▶ DIRECTIONS FOR THIS TASK
Each line from the top of the listing through the one holding "['#3A9EAA', '#A5D9DF', '#F28E77', '#F9DAB6', '#BFBFBF'];" should be restated word for word, with nothing added and no pictures.
── ROWS
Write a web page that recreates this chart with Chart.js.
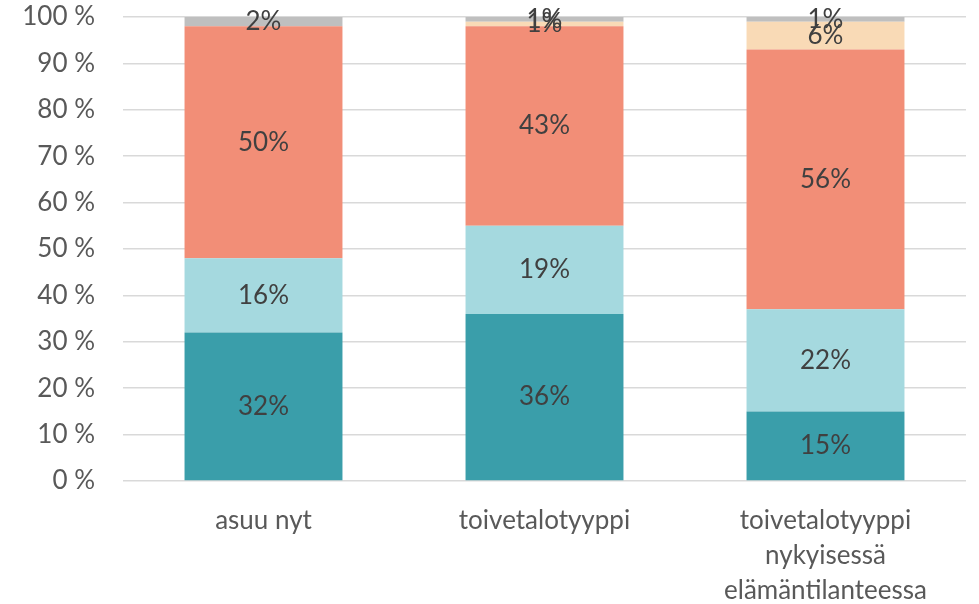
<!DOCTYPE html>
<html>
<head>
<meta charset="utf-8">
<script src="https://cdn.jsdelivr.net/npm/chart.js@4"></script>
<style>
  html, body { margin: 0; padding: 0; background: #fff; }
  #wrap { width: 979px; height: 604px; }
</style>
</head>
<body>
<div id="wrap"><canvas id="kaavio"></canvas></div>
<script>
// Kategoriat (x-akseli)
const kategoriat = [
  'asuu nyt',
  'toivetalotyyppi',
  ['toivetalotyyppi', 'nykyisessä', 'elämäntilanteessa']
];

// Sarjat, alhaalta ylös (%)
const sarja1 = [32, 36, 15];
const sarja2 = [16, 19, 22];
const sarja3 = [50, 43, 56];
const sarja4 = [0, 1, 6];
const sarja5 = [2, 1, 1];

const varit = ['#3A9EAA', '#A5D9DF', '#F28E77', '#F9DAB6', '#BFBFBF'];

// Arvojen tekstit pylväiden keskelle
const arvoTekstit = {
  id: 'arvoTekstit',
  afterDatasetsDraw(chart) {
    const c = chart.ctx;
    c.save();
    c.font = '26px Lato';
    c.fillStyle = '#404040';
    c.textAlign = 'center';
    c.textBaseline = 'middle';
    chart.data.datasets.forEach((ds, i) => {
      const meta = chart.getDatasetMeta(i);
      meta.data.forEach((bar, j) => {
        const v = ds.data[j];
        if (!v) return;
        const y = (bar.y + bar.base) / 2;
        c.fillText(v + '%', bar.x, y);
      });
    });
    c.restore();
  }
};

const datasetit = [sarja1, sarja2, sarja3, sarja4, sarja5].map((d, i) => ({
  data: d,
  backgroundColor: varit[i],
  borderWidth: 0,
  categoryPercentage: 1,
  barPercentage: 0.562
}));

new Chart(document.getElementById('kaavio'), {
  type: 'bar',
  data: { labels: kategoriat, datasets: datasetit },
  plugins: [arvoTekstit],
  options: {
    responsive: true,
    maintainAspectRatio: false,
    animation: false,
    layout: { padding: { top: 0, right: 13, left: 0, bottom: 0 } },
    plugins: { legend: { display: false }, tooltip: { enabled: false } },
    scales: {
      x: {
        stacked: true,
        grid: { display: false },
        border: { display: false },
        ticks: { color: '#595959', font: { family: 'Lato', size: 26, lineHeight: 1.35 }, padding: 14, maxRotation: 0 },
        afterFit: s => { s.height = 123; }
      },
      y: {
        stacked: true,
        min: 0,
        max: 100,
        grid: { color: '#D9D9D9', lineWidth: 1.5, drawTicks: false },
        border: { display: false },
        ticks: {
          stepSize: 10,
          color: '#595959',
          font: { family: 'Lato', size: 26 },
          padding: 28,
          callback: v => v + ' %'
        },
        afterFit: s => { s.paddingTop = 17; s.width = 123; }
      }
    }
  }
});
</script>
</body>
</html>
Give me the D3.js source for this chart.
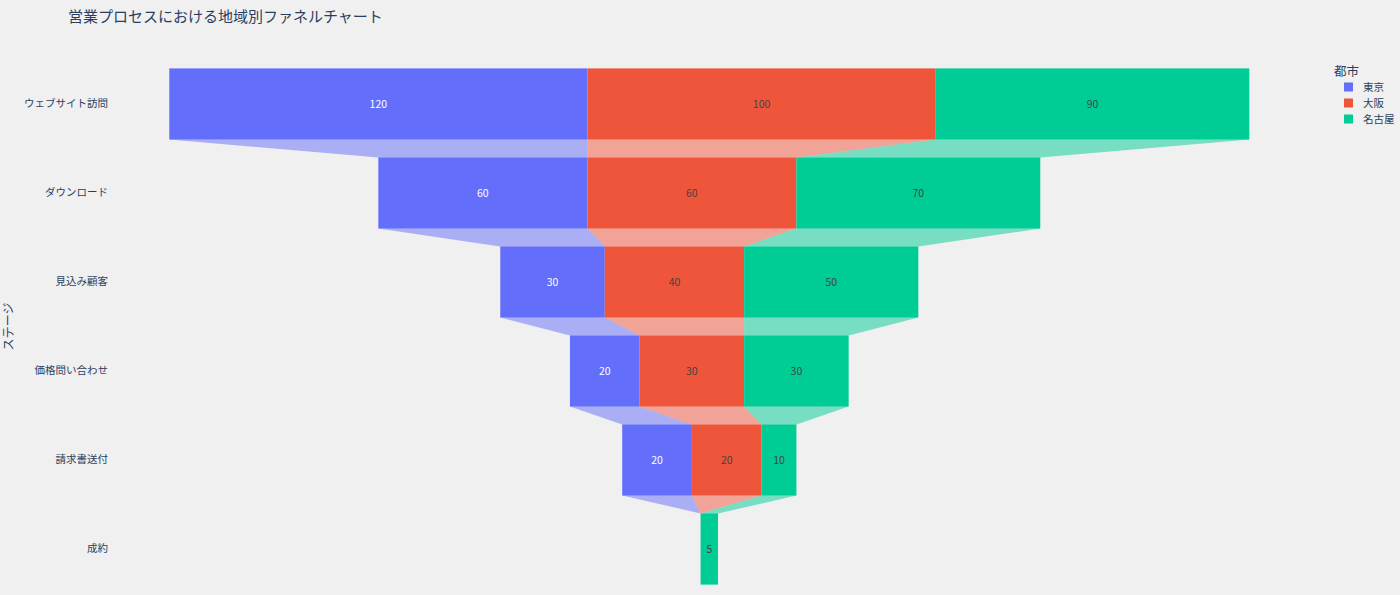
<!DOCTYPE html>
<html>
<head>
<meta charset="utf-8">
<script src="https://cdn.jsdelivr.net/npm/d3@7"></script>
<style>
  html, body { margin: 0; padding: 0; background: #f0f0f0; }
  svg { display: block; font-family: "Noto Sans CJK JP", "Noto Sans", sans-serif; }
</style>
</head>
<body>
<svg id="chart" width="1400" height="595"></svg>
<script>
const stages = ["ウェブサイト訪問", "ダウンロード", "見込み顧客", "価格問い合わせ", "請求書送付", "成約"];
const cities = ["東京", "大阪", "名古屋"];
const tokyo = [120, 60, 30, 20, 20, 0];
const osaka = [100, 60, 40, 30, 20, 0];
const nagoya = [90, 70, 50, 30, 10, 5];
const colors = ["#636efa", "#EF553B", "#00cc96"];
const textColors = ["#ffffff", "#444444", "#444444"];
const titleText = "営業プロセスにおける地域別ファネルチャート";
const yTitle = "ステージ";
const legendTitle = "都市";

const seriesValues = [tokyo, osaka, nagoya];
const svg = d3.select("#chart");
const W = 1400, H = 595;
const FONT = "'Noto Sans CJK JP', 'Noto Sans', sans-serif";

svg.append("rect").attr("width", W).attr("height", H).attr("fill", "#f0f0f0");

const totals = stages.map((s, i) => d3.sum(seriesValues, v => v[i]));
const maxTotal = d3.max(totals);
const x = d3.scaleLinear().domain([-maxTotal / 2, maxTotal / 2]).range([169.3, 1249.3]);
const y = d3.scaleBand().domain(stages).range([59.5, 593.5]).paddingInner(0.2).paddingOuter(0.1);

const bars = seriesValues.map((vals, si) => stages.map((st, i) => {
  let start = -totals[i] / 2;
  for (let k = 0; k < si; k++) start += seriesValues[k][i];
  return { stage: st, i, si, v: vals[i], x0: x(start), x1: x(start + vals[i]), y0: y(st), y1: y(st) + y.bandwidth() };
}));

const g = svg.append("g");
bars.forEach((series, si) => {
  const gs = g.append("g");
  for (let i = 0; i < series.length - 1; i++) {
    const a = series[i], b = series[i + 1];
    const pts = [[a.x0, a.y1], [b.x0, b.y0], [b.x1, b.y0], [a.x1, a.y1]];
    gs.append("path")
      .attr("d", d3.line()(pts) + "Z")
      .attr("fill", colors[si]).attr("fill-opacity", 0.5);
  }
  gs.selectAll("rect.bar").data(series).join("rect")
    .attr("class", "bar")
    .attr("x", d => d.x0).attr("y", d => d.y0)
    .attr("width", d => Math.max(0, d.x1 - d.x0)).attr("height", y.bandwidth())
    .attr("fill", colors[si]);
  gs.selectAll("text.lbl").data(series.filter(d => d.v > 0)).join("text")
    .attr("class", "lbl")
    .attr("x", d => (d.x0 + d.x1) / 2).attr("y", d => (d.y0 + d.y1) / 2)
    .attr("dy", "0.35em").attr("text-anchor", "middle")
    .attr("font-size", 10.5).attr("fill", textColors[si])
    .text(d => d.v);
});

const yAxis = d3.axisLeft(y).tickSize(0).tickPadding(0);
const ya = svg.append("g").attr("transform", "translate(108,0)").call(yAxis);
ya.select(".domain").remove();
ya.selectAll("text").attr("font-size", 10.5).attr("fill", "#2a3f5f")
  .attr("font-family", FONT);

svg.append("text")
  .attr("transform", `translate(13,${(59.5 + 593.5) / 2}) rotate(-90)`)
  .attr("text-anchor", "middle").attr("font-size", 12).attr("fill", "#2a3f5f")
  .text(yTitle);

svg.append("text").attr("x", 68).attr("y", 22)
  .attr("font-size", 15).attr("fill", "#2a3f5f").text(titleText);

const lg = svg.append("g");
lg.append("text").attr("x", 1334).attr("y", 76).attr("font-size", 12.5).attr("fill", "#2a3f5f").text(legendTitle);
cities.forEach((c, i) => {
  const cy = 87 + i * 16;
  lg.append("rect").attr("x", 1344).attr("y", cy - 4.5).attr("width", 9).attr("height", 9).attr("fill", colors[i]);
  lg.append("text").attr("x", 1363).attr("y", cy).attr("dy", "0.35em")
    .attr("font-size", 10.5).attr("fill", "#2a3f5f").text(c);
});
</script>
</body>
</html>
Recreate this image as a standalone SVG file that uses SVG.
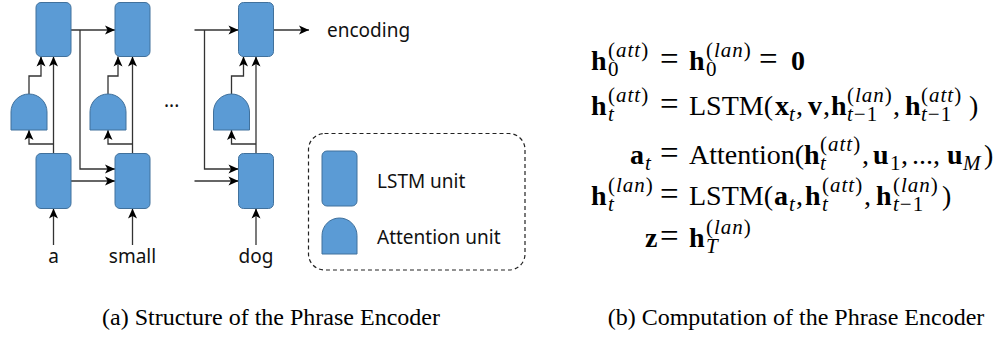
────
▶ EXERCISE SOLUTION
Write a web page that recreates this chart with Chart.js.
<!DOCTYPE html>
<html>
<head>
<meta charset="utf-8">
<script src="https://cdn.jsdelivr.net/npm/chart.js@4"></script>
<style>
  html, body { margin: 0; padding: 0; background: #fff; }
  #wrap { width: 979px; height: 604px; }
</style>
</head>
<body>
<div id="wrap"><canvas id="kaavio"></canvas></div>
<script>
// Kategoriat (x-akseli)
const kategoriat = [
  'asuu nyt',
  'toivetalotyyppi',
  ['toivetalotyyppi', 'nykyisessä', 'elämäntilanteessa']
];

// Sarjat, alhaalta ylös (%)
const sarja1 = [32, 36, 15];
const sarja2 = [16, 19, 22];
const sarja3 = [50, 43, 56];
const sarja4 = [0, 1, 6];
const sarja5 = [2, 1, 1];

const varit = ['#3A9EAA', '#A5D9DF', '#F28E77', '#F9DAB6', '#BFBFBF'];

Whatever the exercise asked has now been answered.